• _Material provided_:

+ + +

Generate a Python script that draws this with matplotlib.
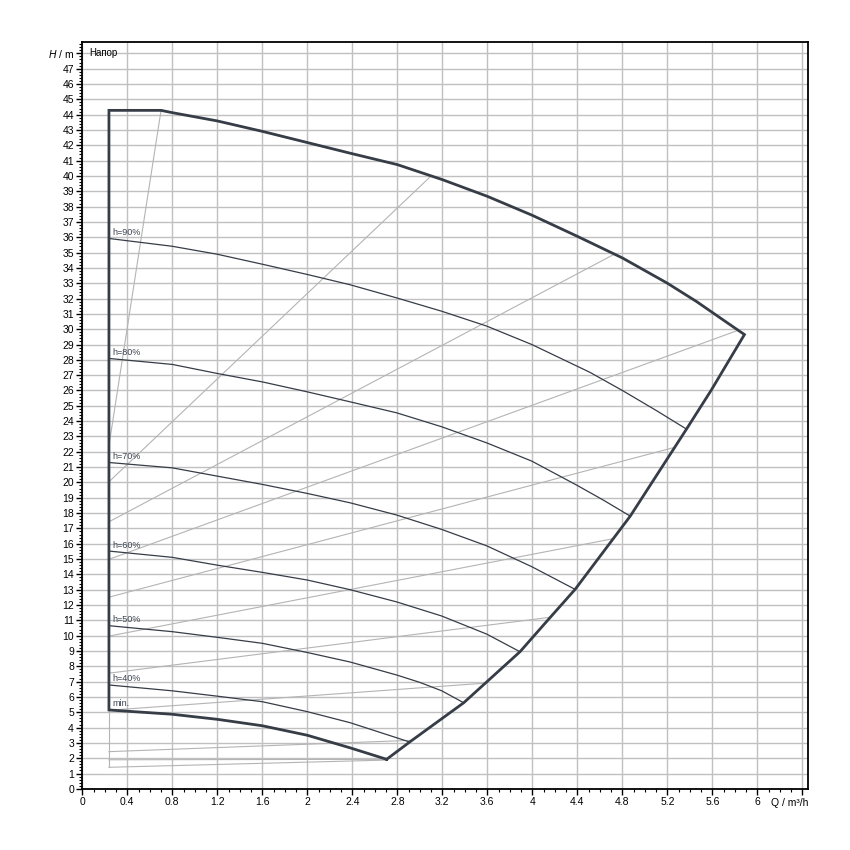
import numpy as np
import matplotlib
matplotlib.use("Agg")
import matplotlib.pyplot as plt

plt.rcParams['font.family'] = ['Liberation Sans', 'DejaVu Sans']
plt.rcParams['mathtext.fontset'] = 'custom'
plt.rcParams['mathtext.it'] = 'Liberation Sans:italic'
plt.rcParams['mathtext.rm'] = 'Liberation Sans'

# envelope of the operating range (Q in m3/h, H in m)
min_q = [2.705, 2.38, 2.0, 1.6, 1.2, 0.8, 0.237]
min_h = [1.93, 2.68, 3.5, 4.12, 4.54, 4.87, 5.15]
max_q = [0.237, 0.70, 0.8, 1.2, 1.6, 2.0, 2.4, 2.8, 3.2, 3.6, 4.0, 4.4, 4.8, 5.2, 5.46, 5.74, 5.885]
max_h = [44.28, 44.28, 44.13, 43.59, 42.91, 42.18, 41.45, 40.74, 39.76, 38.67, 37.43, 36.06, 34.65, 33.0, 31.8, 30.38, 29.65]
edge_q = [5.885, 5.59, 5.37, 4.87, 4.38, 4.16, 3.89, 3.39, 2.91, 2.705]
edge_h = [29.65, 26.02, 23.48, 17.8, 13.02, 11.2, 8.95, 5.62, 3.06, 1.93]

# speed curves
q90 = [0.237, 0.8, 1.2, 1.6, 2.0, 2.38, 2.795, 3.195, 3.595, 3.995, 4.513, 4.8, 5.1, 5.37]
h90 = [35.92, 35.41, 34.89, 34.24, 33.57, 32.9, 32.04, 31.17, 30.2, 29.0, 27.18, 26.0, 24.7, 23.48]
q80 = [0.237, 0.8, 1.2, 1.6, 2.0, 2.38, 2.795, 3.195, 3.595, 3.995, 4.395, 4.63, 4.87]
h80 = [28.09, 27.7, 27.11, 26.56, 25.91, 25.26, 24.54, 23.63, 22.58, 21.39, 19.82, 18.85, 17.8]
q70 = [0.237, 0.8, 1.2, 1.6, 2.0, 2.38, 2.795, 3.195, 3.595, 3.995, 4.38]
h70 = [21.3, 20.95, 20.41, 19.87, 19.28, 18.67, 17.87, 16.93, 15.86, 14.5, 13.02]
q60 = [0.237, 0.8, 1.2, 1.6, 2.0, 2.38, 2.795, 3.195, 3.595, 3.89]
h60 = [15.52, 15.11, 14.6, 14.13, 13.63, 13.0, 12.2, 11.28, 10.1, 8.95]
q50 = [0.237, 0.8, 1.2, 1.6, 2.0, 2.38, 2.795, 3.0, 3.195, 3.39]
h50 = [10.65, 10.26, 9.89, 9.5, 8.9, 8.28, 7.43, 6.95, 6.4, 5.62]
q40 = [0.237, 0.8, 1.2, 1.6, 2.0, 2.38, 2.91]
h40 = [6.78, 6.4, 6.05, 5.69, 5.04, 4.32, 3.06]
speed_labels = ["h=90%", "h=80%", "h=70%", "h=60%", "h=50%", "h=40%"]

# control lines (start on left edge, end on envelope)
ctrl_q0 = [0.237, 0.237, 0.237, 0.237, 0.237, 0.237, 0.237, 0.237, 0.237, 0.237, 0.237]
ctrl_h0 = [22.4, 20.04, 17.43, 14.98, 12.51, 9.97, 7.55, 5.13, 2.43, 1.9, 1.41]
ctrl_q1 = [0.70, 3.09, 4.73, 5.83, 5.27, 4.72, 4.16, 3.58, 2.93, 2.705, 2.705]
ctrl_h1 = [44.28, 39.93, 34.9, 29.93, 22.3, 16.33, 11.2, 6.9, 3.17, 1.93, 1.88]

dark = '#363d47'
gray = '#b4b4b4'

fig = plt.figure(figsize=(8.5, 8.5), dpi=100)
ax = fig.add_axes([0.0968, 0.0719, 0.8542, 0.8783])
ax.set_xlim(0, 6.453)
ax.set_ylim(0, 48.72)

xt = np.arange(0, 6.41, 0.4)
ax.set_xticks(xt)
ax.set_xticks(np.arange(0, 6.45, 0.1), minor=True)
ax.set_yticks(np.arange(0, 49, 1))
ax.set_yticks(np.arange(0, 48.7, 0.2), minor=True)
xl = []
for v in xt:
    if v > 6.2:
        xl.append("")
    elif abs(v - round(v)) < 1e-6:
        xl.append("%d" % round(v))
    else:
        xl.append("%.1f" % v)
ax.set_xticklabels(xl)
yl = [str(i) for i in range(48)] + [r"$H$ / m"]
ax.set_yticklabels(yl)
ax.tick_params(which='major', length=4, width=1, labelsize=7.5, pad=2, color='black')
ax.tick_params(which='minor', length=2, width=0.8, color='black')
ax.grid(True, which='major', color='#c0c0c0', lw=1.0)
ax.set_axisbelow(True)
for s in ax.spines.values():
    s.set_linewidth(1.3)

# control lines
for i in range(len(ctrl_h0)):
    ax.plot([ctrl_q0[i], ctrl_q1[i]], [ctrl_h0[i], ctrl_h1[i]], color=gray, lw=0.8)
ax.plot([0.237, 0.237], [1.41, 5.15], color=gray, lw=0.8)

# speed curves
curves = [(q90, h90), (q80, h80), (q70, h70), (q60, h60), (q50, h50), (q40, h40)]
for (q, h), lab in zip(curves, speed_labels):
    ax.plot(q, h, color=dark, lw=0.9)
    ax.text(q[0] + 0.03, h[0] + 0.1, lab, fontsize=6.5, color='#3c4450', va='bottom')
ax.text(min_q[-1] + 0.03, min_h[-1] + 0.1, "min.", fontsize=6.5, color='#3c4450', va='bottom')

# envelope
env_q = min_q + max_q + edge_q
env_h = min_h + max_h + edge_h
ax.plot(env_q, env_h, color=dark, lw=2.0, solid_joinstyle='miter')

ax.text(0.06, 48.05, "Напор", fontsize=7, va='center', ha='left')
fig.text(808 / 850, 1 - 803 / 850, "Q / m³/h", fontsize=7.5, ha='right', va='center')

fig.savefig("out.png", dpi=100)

+ + +

• _What needs to be done_: Go through the listing above and quote it exactly, apart from its images.

• _Response to this exercise_:
Generate a Python script that draws this with matplotlib.
import numpy as np
import matplotlib
matplotlib.use("Agg")
import matplotlib.pyplot as plt

plt.rcParams['font.family'] = ['Liberation Sans', 'DejaVu Sans']
plt.rcParams['mathtext.fontset'] = 'custom'
plt.rcParams['mathtext.it'] = 'Liberation Sans:italic'
plt.rcParams['mathtext.rm'] = 'Liberation Sans'

# envelope of the operating range (Q in m3/h, H in m)
min_q = [2.705, 2.38, 2.0, 1.6, 1.2, 0.8, 0.237]
min_h = [1.93, 2.68, 3.5, 4.12, 4.54, 4.87, 5.15]
max_q = [0.237, 0.70, 0.8, 1.2, 1.6, 2.0, 2.4, 2.8, 3.2, 3.6, 4.0, 4.4, 4.8, 5.2, 5.46, 5.74, 5.885]
max_h = [44.28, 44.28, 44.13, 43.59, 42.91, 42.18, 41.45, 40.74, 39.76, 38.67, 37.43, 36.06, 34.65, 33.0, 31.8, 30.38, 29.65]
edge_q = [5.885, 5.59, 5.37, 4.87, 4.38, 4.16, 3.89, 3.39, 2.91, 2.705]
edge_h = [29.65, 26.02, 23.48, 17.8, 13.02, 11.2, 8.95, 5.62, 3.06, 1.93]

# speed curves
q90 = [0.237, 0.8, 1.2, 1.6, 2.0, 2.38, 2.795, 3.195, 3.595, 3.995, 4.513, 4.8, 5.1, 5.37]
h90 = [35.92, 35.41, 34.89, 34.24, 33.57, 32.9, 32.04, 31.17, 30.2, 29.0, 27.18, 26.0, 24.7, 23.48]
q80 = [0.237, 0.8, 1.2, 1.6, 2.0, 2.38, 2.795, 3.195, 3.595, 3.995, 4.395, 4.63, 4.87]
h80 = [28.09, 27.7, 27.11, 26.56, 25.91, 25.26, 24.54, 23.63, 22.58, 21.39, 19.82, 18.85, 17.8]
q70 = [0.237, 0.8, 1.2, 1.6, 2.0, 2.38, 2.795, 3.195, 3.595, 3.995, 4.38]
h70 = [21.3, 20.95, 20.41, 19.87, 19.28, 18.67, 17.87, 16.93, 15.86, 14.5, 13.02]
q60 = [0.237, 0.8, 1.2, 1.6, 2.0, 2.38, 2.795, 3.195, 3.595, 3.89]
h60 = [15.52, 15.11, 14.6, 14.13, 13.63, 13.0, 12.2, 11.28, 10.1, 8.95]
q50 = [0.237, 0.8, 1.2, 1.6, 2.0, 2.38, 2.795, 3.0, 3.195, 3.39]
h50 = [10.65, 10.26, 9.89, 9.5, 8.9, 8.28, 7.43, 6.95, 6.4, 5.62]
q40 = [0.237, 0.8, 1.2, 1.6, 2.0, 2.38, 2.91]
h40 = [6.78, 6.4, 6.05, 5.69, 5.04, 4.32, 3.06]
speed_labels = ["h=90%", "h=80%", "h=70%", "h=60%", "h=50%", "h=40%"]

# control lines (start on left edge, end on envelope)
ctrl_q0 = [0.237, 0.237, 0.237, 0.237, 0.237, 0.237, 0.237, 0.237, 0.237, 0.237, 0.237]
ctrl_h0 = [22.4, 20.04, 17.43, 14.98, 12.51, 9.97, 7.55, 5.13, 2.43, 1.9, 1.41]
ctrl_q1 = [0.70, 3.09, 4.73, 5.83, 5.27, 4.72, 4.16, 3.58, 2.93, 2.705, 2.705]
ctrl_h1 = [44.28, 39.93, 34.9, 29.93, 22.3, 16.33, 11.2, 6.9, 3.17, 1.93, 1.88]

dark = '#363d47'
gray = '#b4b4b4'

fig = plt.figure(figsize=(8.5, 8.5), dpi=100)
ax = fig.add_axes([0.0968, 0.0719, 0.8542, 0.8783])
ax.set_xlim(0, 6.453)
ax.set_ylim(0, 48.72)

xt = np.arange(0, 6.41, 0.4)
ax.set_xticks(xt)
ax.set_xticks(np.arange(0, 6.45, 0.1), minor=True)
ax.set_yticks(np.arange(0, 49, 1))
ax.set_yticks(np.arange(0, 48.7, 0.2), minor=True)
xl = []
for v in xt:
    if v > 6.2:
        xl.append("")
    elif abs(v - round(v)) < 1e-6:
        xl.append("%d" % round(v))
    else:
        xl.append("%.1f" % v)
ax.set_xticklabels(xl)
yl = [str(i) for i in range(48)] + [r"$H$ / m"]
ax.set_yticklabels(yl)
ax.tick_params(which='major', length=4, width=1, labelsize=7.5, pad=2, color='black')
ax.tick_params(which='minor', length=2, width=0.8, color='black')
ax.grid(True, which='major', color='#c0c0c0', lw=1.0)
ax.set_axisbelow(True)
for s in ax.spines.values():
    s.set_linewidth(1.3)

# control lines
for i in range(len(ctrl_h0)):
    ax.plot([ctrl_q0[i], ctrl_q1[i]], [ctrl_h0[i], ctrl_h1[i]], color=gray, lw=0.8)
ax.plot([0.237, 0.237], [1.41, 5.15], color=gray, lw=0.8)

# speed curves
curves = [(q90, h90), (q80, h80), (q70, h70), (q60, h60), (q50, h50), (q40, h40)]
for (q, h), lab in zip(curves, speed_labels):
    ax.plot(q, h, color=dark, lw=0.9)
    ax.text(q[0] + 0.03, h[0] + 0.1, lab, fontsize=6.5, color='#3c4450', va='bottom')
ax.text(min_q[-1] + 0.03, min_h[-1] + 0.1, "min.", fontsize=6.5, color='#3c4450', va='bottom')

# envelope
env_q = min_q + max_q + edge_q
env_h = min_h + max_h + edge_h
ax.plot(env_q, env_h, color=dark, lw=2.0, solid_joinstyle='miter')

ax.text(0.06, 48.05, "Напор", fontsize=7, va='center', ha='left')
fig.text(808 / 850, 1 - 803 / 850, "Q / m³/h", fontsize=7.5, ha='right', va='center')

fig.savefig("out.png", dpi=100)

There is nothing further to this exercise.